Good point, AC. I also thought about this. I don’t think Jill Bolte Taylor is alone here.
I’m now reading Iain McGilchrist’s “The Master and His Emissary,” and I’ve been getting a slight sense that Iain is rather biased against the left hemisphere. I’ve felt this in his videos/podcasts as well as the book so far. He reiterates often that he isn’t and recognizes the importance of both hemispheres (he’s fully aware that no one would want to live without their left hemisphere), but he seems very driven to paint a specific picture of the world showcasing the right hemisphere. I’ve also noticed he seems to have a strong personal love of poetry and music (right hemisphere driven). I can’t help but wonder how much his personal bias of wanting to make the world more like the things he likes may influence his research and writing. Anyway, this may be totally off-base as I read more of the book, but this has been my initial gut reaction.

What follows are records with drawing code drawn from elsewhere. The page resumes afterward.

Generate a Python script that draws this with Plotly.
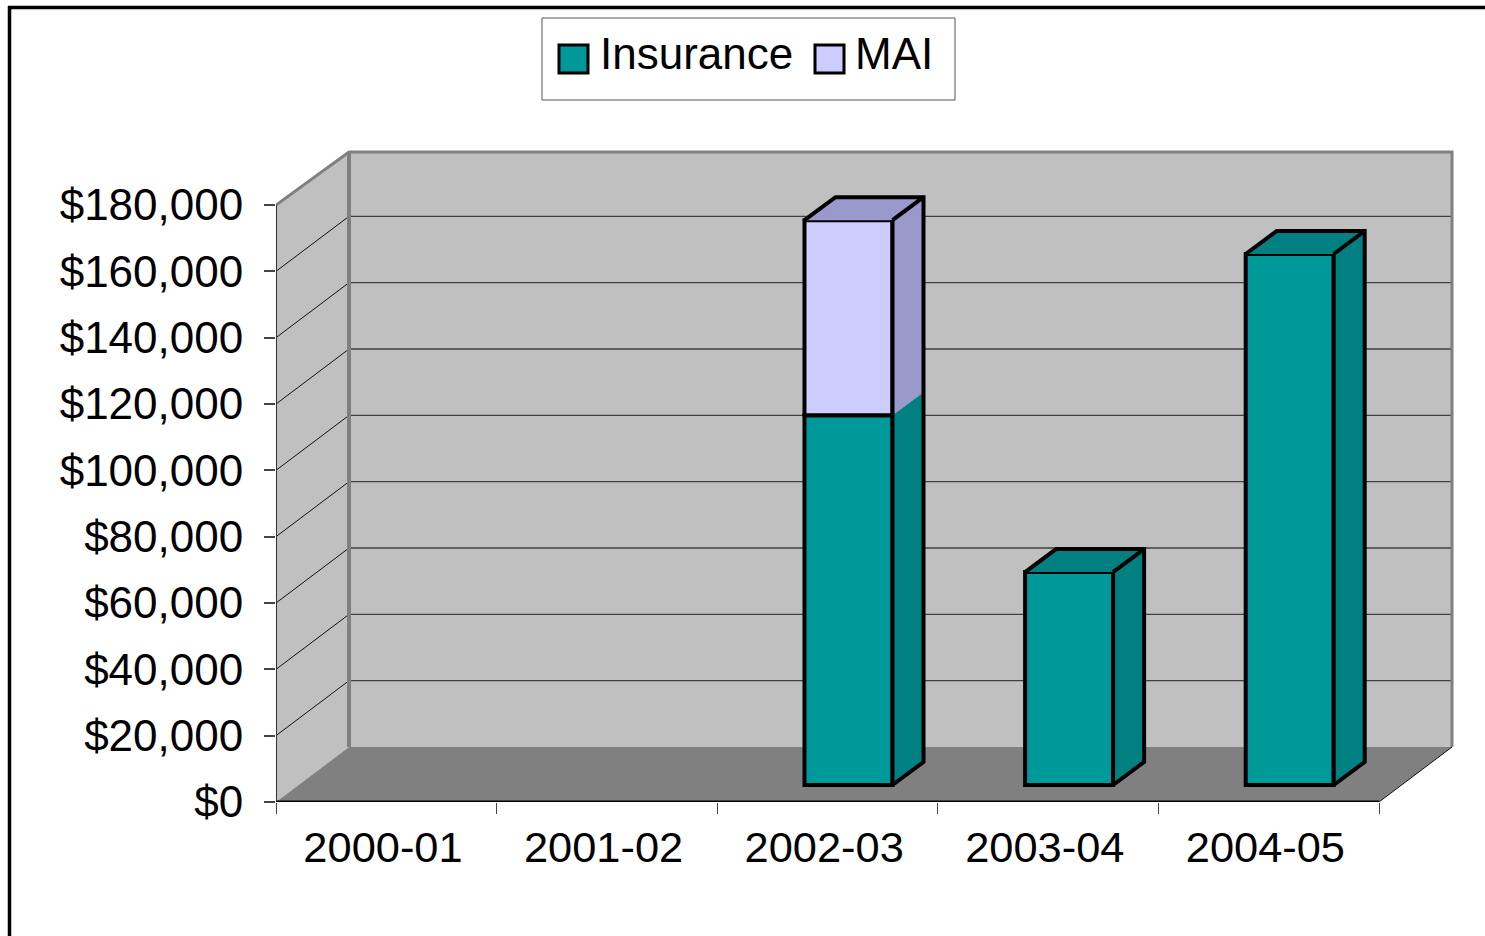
import plotly.graph_objects as go

# ---- data ----
categories = ["2000-01", "2001-02", "2002-03", "2003-04", "2004-05"]
insurance = [None, None, 111500, 64200, 160100]
mai = [None, None, 58800, None, None]
y_ticks = list(range(0, 200000, 20000))
series_names = ["Insurance", "MAI"]

# ---- style / geometry ----
W, H = 1485, 936
L, R, T, B = 276, 1456, 148, 802      # plot area in pixels (a little room past the walls)
PX_X = 220.6                          # pixels per category
PX_Y = 597 / 180000                   # pixels per dollar
X_MAX = (R - L) / PX_X
Y_MAX = (B - T) / PX_Y
WALL_DX, WALL_DY = 73 / PX_X, 55 / PX_Y
WALL_TOP_DY = 53 / PX_Y
BAR_W = 88 / PX_X
BAR_SHIFT_X, BAR_SHIFT_Y = 21 / PX_X, 17 / PX_Y
DEPTH_X, DEPTH_Y = 31 / PX_X, 23 / PX_Y
TEAL, TEAL_D = "#009999", "#008080"
LAV, LAV_D = "#CCCCFF", "#9999CC"
WALL, FLOOR, EDGE = "#C0C0C0", "#808080", "#808080"
FONT = "Liberation Sans, Arial, sans-serif"
FS = 44
BAR_LINE = 4
n = len(categories)


def poly(xs, ys, fill=None, line=None, width=3):
    return go.Scatter(
        x=xs, y=ys, mode="lines", showlegend=False, hoverinfo="skip",
        fill="toself" if fill else None, fillcolor=fill,
        line=dict(color=line or "rgba(0,0,0,0)", width=width if line else 0),
    )


def shape_path(xs, ys, fill=None, line=None, width=1, close=True):
    p = "M" + " L".join(f"{a},{b}" for a, b in zip(xs, ys)) + (" Z" if close else "")
    return dict(type="path", path=p, xref="x", yref="y", layer="below",
                fillcolor=fill or "rgba(0,0,0,0)",
                line=dict(color=line or "rgba(0,0,0,0)", width=width if line else 0))


shapes = []
ymax = y_ticks[-1]
wall_top = ymax + WALL_TOP_DY
# back wall, side wall, floor
shapes.append(shape_path([WALL_DX, n + WALL_DX, n + WALL_DX, WALL_DX],
                         [WALL_DY, WALL_DY, wall_top, wall_top], fill=WALL))
shapes.append(shape_path([0, WALL_DX, WALL_DX, 0], [0, WALL_DY, wall_top, ymax], fill=WALL))
shapes.append(shape_path([0, n, n + WALL_DX, WALL_DX], [0, 0, WALL_DY, WALL_DY], fill=FLOOR))
# grid lines
for v in y_ticks[1:-1]:
    shapes.append(shape_path([WALL_DX, n + WALL_DX], [v + WALL_DY, v + WALL_DY],
                             line="#404040", width=1.3, close=False))
for v in y_ticks[1:-1]:
    shapes.append(shape_path([0, WALL_DX], [v, v + WALL_DY], line="#111111", width=1, close=False))
# wall edges
shapes.append(shape_path([0, WALL_DX, n + WALL_DX, n + WALL_DX],
                         [ymax, wall_top, wall_top, WALL_DY], line=EDGE, width=3, close=False))
shapes.append(shape_path([WALL_DX, WALL_DX], [WALL_DY, wall_top], line=EDGE, width=4, close=False))
shapes.append(shape_path([0, 0], [0, ymax], line="#333333", width=2, close=False))
shapes.append(shape_path([0, n], [0, 0], line="#000000", width=3, close=False))
shapes.append(shape_path([n, n + WALL_DX], [0, WALL_DY], line="#111111", width=1, close=False))

fig = go.Figure()
centers = [i + 0.5 + BAR_SHIFT_X for i in range(n)]
base_ins = [BAR_SHIFT_Y] * n
base_mai = [BAR_SHIFT_Y + (a or 0) for a in insurance]
fig.add_bar(x=centers, y=insurance, base=base_ins, width=BAR_W, name=series_names[0],
            marker=dict(color=TEAL, line=dict(color="black", width=BAR_LINE)), showlegend=False)
fig.add_bar(x=centers, y=mai, base=base_mai, width=BAR_W, name=series_names[1],
            marker=dict(color=LAV, line=dict(color="black", width=BAR_LINE)), showlegend=False)

for i, c in enumerate(centers):
    if insurance[i] is None:
        continue
    xr = c + BAR_W / 2
    xl = c - BAR_W / 2
    y0 = BAR_SHIFT_Y
    y1 = y0 + insurance[i]
    y2 = y1 + (mai[i] or 0)
    # side faces
    fig.add_trace(poly([xr, xr + DEPTH_X, xr + DEPTH_X, xr],
                       [y0, y0 + DEPTH_Y, y1 + DEPTH_Y, y1], fill=TEAL_D))
    if mai[i]:
        fig.add_trace(poly([xr, xr + DEPTH_X, xr + DEPTH_X, xr],
                           [y1, y1 + DEPTH_Y, y2 + DEPTH_Y, y2], fill=LAV_D))
    # top face
    fig.add_trace(poly([xl, xl + DEPTH_X, xr + DEPTH_X, xr],
                       [y2, y2 + DEPTH_Y, y2 + DEPTH_Y, y2],
                       fill=LAV_D if mai[i] else TEAL_D))
    # outline of the block's depth
    fig.add_trace(poly([xr, xr + DEPTH_X, xr + DEPTH_X, xl + DEPTH_X, xl, None,
                        xr + DEPTH_X, xr],
                       [y0, y0 + DEPTH_Y, y2 + DEPTH_Y, y2 + DEPTH_Y, y2, None,
                        y2 + DEPTH_Y, y2], line="black", width=BAR_LINE))
    # front right edge redrawn over the side face joint
    fig.add_trace(poly([xr, xr], [y0, y2], line="black", width=BAR_LINE))


def px(x):
    return (x - L) / (R - L)


def py(y):
    return (B - y) / (B - T)


def rect(x0, y0, x1, y1, fill, line, width):
    return dict(type="rect", xref="paper", yref="paper", layer="above",
                x0=px(x0), x1=px(x1), y0=py(y0), y1=py(y1),
                fillcolor=fill, line=dict(color=line, width=width))


# outer frame (top and left edges of the chart area)
shapes.append(dict(type="path", xref="paper", yref="paper", layer="above",
                   path=f"M{px(9.5)},{py(H + 5)} L{px(9.5)},{py(7.5)} L{px(W + 5)},{py(7.5)}",
                   line=dict(color="black", width=3.5)))
# legend
shapes.append(rect(542, 18, 955, 100, "white", "#555555", 1))
shapes.append(rect(559, 45, 588, 73, TEAL, "black", 3))
shapes.append(rect(815, 45, 844, 73, LAV, "black", 3))
annotations = [
    dict(text=series_names[0], xref="paper", yref="paper", x=px(598), y=py(54), xanchor="left",
         yanchor="middle", showarrow=False, font=dict(family=FONT, size=FS, color="black")),
    dict(text=series_names[1], xref="paper", yref="paper", x=px(853), y=py(54), xanchor="left",
         yanchor="middle", showarrow=False, font=dict(family=FONT, size=FS, color="black")),
]

fig.update_layout(
    width=W, height=H, margin=dict(l=L, r=W - R, t=T, b=H - B),
    paper_bgcolor="white", plot_bgcolor="white", barmode="overlay", showlegend=False,
    shapes=shapes, annotations=annotations,
    font=dict(family=FONT, size=FS, color="black"),
    xaxis=dict(range=[0, X_MAX], tickmode="array",
               tickvals=[i + 0.485 for i in range(n)], ticktext=categories,
               tickfont=dict(size=43.4),
               ticks="", showgrid=False, zeroline=False, showline=False,
               ticklabelstandoff=16,
               minor=dict(tickmode="array", tickvals=list(range(n + 1)), ticks="outside",
                          ticklen=11, tickwidth=1, tickcolor="#444444", showgrid=False)),
    yaxis=dict(range=[0, Y_MAX], tickmode="array", tickvals=y_ticks,
               ticktext=[f"${v:,}" for v in y_ticks], ticks="outside", ticklen=11,
               ticklabelstandoff=12,
               tickwidth=1.5, tickcolor="#444444", showgrid=False, zeroline=False, showline=False),
)

fig.write_html("out.html", config=dict(displayModeBar=False),
               post_script="document.body.style.margin='0';")
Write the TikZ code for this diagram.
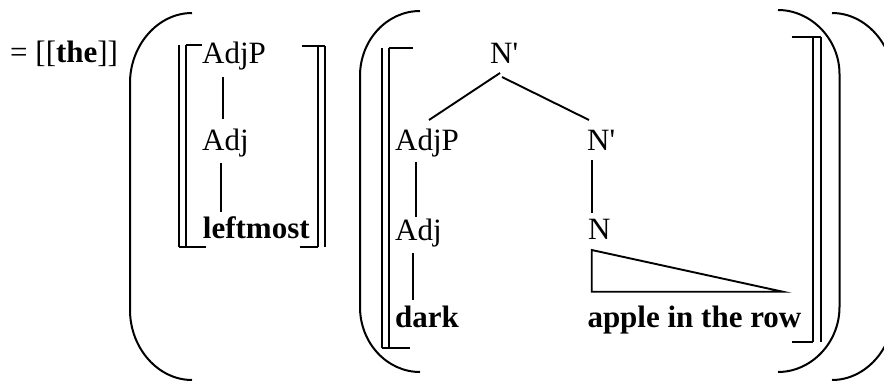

McGilchrist obviously has a critical point he’s trying to make in his book. Maybe my feeling comes from what seems like a “blurring of the lines” between 1. objective sharing of research and 2. subjective sharing of his argument. I feel like he’s blurring 1 & 2 a bit instead of sharing 1 objectively and then moving onto 2. For instance, in “How to Read a Book,” Mortimer Adler says the highest level of reading is “syntopical reading” where the reader should maintain “dialectical objectivity.” The syntopical reader “tries to look at all sides and to take no sides.” It seems even scientists may struggle to separate the objective and subjective.
I really appreciate the comprehensive nature of this summary. There are people who aren’t likely to ever pick up the book who I will share this summary with.
That’s great, Jim! Thanks for sharing. All my book summaries are some of the most comprehensive you’ll find online.